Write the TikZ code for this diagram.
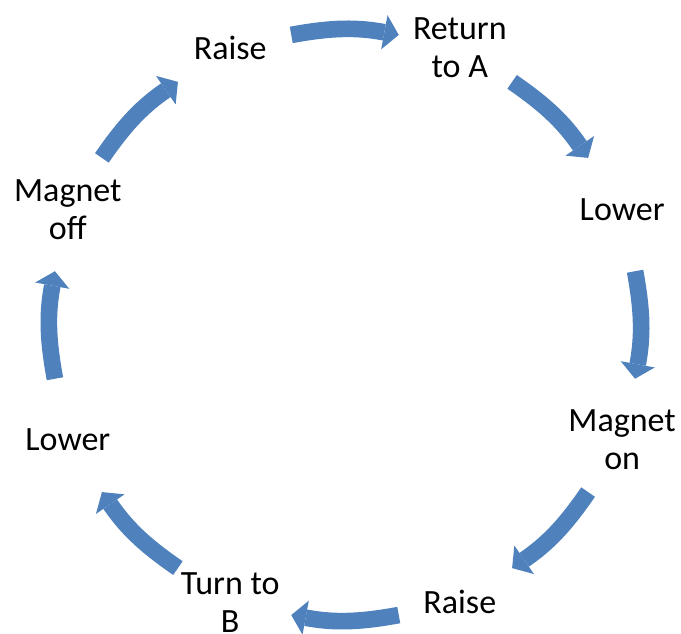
\documentclass[tikz,border=0pt]{standalone}
\usepackage{fontspec}
\setmainfont{Carlito}
\usetikzlibrary{arrows.meta}
\definecolor{cycleblue}{RGB}{79,129,189}

\begin{document}
\begin{tikzpicture}[
    x=.75pt,y=.75pt,
    font=\fontsize{25.5}{28.5}\selectfont,
    step label/.style={align=center,inner sep=0pt},
    flow/.style={draw=cycleblue,line width=12.5pt,
        -{Triangle[length=11pt,width=26pt,line width=0pt]}}
]
    \useasboundingbox (0,0) rectangle (681,634);
    \coordinate (hub) at (345,309);

    % Steps of the cycle, read clockwise from the top.
    \foreach \name/\angle/\words in {ret/67.5/Return\\to A,lowa/22.5/Lower,
        magon/-22.5/Magnet\\on,raiseb/-67.5/Raise,turn/-112.5/Turn to\\B,
        lowb/-157.5/Lower,magoff/157.5/Magnet\\off,raisea/112.5/Raise}
        \node[step label] (\name) at ([shift={(\angle:300)}]hub) {\words};

    % One bent arrow between each pair of neighbouring steps.
    \foreach \i/\angle in {1/90,2/45,3/0,4/-45,5/-90,6/-135,7/180,8/135} {
        \path (hub) ++(\angle+10.5:295) coordinate (from\i);
        \path (hub) ++(\angle-10.5:295) coordinate (to\i);
        \draw[flow] (from\i) to[bend left=10.5] (to\i);
    }
\end{tikzpicture}
\end{document}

**Aim:**
Without the pictures, copy the material exactly as given.

**Answer to the problem:**
Write the TikZ code for this diagram.
\documentclass[tikz,border=0pt]{standalone}
\usepackage{fontspec}
\setmainfont{Carlito}
\usetikzlibrary{arrows.meta}
\definecolor{cycleblue}{RGB}{79,129,189}

\begin{document}
\begin{tikzpicture}[
    x=.75pt,y=.75pt,
    font=\fontsize{25.5}{28.5}\selectfont,
    step label/.style={align=center,inner sep=0pt},
    flow/.style={draw=cycleblue,line width=12.5pt,
        -{Triangle[length=11pt,width=26pt,line width=0pt]}}
]
    \useasboundingbox (0,0) rectangle (681,634);
    \coordinate (hub) at (345,309);

    % Steps of the cycle, read clockwise from the top.
    \foreach \name/\angle/\words in {ret/67.5/Return\\to A,lowa/22.5/Lower,
        magon/-22.5/Magnet\\on,raiseb/-67.5/Raise,turn/-112.5/Turn to\\B,
        lowb/-157.5/Lower,magoff/157.5/Magnet\\off,raisea/112.5/Raise}
        \node[step label] (\name) at ([shift={(\angle:300)}]hub) {\words};

    % One bent arrow between each pair of neighbouring steps.
    \foreach \i/\angle in {1/90,2/45,3/0,4/-45,5/-90,6/-135,7/180,8/135} {
        \path (hub) ++(\angle+10.5:295) coordinate (from\i);
        \path (hub) ++(\angle-10.5:295) coordinate (to\i);
        \draw[flow] (from\i) to[bend left=10.5] (to\i);
    }
\end{tikzpicture}
\end{document}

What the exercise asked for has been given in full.